聞き慣れない人が多いのは、近松門左衛門の人形浄瑠璃「冥途の飛脚」封印切りの段で知られる言葉だから。
 いすかの嘴のくひちがふ心を知らぬぞ是非もなき。

とは、嘴の上下が合わさらず、上下が交叉しており、上側の先は下向き、下側の先は上向きになっている鳥。
イスカと称されるが、その語源は(いすかし)(心が)捻れているという意味の古語だ。漢字は交喙とすることの方が多そう。
常識外れの嘴設計だが、松毬から種を取り出すことだけを考えれば素晴らしいの一語に尽きる。水を飲む時はどうするのか気になるが。
当然ながら、幼鳥期は普通の噛み合わせ型の嘴で、成長するにつれてねじれてくる。

針葉樹林帯棲息であり、東アジアの鳥信仰の地域の植生とはかなり離れているせいもあるのか、とりたてて取り上げられるような鳥ではなかったようだ。
(冷泉為村歌集:「伊須加の吟」1761年という書物はあるが。)
松の実は大陸では仙人食の一角に位置付けられているのに、それを食す特別な鳥として位置付けられなかったのである。

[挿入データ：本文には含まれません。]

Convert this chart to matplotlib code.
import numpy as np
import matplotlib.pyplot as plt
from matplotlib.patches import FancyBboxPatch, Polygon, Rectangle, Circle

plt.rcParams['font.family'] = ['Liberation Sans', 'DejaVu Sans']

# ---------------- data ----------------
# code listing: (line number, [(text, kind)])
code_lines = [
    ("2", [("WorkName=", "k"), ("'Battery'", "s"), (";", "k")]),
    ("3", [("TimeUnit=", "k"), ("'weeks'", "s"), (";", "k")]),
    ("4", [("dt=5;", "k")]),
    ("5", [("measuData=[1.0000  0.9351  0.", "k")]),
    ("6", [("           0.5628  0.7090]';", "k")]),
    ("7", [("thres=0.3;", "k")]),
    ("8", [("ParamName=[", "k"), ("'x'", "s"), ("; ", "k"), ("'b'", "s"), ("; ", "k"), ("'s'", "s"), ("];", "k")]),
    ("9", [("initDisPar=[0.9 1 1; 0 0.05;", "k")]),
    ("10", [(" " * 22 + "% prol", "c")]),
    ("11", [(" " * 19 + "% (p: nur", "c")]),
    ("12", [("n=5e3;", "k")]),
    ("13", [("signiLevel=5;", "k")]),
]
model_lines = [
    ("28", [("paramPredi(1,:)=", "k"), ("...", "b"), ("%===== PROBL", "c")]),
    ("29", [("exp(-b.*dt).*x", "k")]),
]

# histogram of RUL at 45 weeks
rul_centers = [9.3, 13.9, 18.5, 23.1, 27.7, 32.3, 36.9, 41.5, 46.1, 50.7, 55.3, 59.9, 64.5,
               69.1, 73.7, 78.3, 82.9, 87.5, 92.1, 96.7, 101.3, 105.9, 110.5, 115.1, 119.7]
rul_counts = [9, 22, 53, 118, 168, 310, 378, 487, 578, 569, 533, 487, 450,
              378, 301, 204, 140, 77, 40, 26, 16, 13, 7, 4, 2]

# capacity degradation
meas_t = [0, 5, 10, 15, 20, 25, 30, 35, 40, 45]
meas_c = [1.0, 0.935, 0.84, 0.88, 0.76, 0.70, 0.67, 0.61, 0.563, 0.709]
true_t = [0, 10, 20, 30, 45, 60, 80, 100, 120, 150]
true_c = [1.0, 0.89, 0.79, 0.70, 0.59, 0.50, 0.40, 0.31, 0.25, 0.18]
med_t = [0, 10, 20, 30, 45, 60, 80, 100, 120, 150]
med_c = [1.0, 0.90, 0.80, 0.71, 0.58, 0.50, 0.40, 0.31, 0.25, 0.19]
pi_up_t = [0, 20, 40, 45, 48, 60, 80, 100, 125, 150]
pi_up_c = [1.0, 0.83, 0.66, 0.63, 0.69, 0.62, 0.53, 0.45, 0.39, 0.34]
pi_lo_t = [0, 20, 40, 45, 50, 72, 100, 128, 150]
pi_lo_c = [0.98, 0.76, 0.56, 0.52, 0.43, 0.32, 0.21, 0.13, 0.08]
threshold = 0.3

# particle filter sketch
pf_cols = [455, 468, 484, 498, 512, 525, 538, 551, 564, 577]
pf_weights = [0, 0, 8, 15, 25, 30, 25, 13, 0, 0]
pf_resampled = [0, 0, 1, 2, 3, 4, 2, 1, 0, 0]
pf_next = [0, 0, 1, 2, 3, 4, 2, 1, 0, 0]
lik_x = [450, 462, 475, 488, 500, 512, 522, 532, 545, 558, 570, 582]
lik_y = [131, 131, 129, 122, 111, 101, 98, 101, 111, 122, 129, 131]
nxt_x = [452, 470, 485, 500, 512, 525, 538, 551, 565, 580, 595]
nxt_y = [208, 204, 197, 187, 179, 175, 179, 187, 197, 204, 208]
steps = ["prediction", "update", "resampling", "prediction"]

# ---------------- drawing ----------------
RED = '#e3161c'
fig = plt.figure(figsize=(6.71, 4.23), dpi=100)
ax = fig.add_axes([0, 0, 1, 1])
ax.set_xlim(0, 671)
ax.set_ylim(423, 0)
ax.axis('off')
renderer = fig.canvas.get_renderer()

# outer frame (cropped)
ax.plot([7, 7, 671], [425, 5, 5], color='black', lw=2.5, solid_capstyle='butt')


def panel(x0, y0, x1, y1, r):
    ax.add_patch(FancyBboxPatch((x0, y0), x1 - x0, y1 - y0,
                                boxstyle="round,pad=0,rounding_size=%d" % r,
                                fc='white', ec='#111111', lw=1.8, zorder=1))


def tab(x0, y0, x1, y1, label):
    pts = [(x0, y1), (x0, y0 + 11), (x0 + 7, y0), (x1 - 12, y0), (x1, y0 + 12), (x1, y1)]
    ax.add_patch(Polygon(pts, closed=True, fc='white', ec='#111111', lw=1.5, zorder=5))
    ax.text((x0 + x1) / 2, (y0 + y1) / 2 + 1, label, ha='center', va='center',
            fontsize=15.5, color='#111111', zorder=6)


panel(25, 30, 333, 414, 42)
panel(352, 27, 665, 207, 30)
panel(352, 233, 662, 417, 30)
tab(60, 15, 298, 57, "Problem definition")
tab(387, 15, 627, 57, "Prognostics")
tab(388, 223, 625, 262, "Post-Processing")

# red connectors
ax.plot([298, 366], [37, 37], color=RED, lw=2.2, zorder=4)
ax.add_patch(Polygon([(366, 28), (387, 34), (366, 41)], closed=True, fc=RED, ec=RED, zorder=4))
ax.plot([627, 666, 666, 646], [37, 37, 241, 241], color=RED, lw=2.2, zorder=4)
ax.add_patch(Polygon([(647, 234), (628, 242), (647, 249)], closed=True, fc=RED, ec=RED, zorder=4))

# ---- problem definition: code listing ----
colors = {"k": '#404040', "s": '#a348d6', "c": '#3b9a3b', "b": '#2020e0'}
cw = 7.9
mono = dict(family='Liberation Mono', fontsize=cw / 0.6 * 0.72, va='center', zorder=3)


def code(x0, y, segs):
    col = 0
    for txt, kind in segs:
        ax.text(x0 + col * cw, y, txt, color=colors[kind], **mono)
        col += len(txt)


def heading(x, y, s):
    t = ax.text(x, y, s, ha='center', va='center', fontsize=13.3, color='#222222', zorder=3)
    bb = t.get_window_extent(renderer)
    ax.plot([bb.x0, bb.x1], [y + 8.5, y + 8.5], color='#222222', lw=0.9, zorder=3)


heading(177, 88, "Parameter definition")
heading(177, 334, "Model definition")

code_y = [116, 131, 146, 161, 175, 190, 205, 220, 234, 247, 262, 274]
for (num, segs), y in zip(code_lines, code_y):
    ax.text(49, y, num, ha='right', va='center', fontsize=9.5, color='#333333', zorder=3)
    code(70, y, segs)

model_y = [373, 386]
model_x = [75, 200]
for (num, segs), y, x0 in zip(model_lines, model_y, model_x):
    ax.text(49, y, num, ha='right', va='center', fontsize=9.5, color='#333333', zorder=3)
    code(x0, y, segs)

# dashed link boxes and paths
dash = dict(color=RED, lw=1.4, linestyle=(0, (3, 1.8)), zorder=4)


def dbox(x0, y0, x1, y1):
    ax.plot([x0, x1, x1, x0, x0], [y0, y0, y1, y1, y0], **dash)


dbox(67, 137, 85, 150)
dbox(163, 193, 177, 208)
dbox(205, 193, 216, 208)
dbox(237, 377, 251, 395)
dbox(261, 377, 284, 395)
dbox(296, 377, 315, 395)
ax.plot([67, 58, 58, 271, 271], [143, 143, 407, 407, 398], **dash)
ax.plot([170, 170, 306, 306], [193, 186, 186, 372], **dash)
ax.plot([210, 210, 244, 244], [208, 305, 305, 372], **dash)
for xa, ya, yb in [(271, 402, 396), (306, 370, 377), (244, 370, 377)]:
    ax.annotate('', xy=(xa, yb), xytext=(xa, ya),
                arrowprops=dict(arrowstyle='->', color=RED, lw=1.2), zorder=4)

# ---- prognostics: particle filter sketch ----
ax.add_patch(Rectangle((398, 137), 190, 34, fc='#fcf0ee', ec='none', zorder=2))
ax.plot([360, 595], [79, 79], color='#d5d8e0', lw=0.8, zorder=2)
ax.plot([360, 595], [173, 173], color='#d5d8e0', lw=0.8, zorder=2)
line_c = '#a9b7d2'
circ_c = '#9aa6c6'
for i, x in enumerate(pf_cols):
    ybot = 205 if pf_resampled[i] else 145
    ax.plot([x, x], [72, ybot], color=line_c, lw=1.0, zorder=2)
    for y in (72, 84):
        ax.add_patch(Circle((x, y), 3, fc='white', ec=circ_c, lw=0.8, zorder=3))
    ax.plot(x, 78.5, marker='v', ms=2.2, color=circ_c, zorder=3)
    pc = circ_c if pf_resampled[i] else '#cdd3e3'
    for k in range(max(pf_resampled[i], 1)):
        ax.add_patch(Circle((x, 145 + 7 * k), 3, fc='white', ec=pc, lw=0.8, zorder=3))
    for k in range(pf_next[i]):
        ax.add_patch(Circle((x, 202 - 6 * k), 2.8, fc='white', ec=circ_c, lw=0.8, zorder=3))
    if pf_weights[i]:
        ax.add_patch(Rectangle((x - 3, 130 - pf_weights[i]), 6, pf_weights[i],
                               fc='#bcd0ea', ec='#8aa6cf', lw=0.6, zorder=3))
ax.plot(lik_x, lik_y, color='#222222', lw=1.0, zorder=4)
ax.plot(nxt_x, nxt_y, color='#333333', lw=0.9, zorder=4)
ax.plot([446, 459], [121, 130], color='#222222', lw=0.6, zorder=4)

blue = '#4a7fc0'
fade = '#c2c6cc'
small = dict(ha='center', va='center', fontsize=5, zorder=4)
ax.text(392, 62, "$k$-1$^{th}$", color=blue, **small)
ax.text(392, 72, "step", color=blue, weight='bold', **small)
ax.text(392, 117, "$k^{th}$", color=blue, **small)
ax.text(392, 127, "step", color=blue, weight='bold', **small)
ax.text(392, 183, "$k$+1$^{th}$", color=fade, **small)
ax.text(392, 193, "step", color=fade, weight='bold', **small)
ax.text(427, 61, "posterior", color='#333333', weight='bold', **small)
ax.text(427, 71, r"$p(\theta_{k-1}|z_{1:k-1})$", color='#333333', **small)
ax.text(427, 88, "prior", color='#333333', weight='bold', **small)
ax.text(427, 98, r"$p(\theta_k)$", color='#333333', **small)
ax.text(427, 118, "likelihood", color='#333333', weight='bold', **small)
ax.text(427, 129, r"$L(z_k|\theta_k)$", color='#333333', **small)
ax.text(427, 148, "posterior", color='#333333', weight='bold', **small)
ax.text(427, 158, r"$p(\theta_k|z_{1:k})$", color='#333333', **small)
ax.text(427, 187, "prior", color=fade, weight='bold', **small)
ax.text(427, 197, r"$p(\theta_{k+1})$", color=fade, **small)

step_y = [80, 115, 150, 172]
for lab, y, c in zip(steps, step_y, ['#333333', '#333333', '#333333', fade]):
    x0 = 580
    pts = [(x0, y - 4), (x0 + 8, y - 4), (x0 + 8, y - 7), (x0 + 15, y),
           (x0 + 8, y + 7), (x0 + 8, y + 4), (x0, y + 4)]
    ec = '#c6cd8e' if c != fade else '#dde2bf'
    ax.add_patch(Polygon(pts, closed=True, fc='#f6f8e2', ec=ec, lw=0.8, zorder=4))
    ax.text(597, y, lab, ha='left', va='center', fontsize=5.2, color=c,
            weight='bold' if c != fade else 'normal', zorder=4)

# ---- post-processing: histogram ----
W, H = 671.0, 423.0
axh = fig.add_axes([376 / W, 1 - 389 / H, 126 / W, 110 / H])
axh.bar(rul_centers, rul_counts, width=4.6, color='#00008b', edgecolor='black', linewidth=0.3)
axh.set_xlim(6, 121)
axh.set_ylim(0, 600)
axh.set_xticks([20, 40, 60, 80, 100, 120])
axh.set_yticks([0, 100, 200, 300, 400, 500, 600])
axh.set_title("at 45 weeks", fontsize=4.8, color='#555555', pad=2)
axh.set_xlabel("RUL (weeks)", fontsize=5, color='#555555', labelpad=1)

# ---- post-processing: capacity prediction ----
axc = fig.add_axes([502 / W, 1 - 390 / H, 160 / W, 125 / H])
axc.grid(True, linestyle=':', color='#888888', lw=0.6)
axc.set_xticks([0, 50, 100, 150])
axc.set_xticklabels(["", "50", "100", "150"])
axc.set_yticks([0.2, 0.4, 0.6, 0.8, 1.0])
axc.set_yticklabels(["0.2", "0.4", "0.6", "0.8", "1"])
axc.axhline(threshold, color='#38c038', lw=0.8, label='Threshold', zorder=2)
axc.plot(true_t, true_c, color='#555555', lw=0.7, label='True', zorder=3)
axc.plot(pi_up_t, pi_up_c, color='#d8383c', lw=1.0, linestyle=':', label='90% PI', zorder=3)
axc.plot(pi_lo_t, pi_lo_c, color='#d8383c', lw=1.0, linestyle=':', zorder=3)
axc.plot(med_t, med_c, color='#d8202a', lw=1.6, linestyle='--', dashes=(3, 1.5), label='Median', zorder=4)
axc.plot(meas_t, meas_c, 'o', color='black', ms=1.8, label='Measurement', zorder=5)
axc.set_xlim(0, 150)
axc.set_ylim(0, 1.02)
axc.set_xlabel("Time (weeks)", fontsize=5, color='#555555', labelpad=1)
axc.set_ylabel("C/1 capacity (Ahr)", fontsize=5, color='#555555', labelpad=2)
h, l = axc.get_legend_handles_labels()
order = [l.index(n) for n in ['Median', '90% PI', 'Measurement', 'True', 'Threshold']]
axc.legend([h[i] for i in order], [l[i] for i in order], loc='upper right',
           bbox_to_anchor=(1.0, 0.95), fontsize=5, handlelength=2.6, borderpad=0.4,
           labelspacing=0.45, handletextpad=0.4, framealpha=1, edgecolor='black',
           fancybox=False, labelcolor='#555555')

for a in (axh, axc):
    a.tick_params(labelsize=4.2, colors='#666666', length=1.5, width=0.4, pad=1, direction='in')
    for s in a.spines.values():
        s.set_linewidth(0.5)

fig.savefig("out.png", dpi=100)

この鳥は、ユーラシア・北米に広く分布しており、各地の食性的適応と見られる亜種が数多く認定されている。ユーラシアではこんなところ。
日本、ヒマラヤ、天山(山脈)、アルタイ、安南、ルソン、クリミア、キプロス+トルコ+コーカサス、コルシカ、バレアリック群島(スペイン南)>、英、スコットランド

東アジアと違って、冷涼乾燥な気候帯に覆われている欧州では、この鳥への対応は違うようだ。
イエスの磔の場面では、新約聖書には鳥の記述は見かけ無いが、ゴスペル的伝承話が残っているそうだ。体色が血の色ということだからか、交喙もそのなかに選ばれている。
○交喙Red crossbill…釘を抜こうとした。
○燕Swallow…茨の冠を外そうとした。
○ヨーロッパ駒鳥European robin…痛みを癒すため囀った。
○鳩Dove…傍らで喪に服した。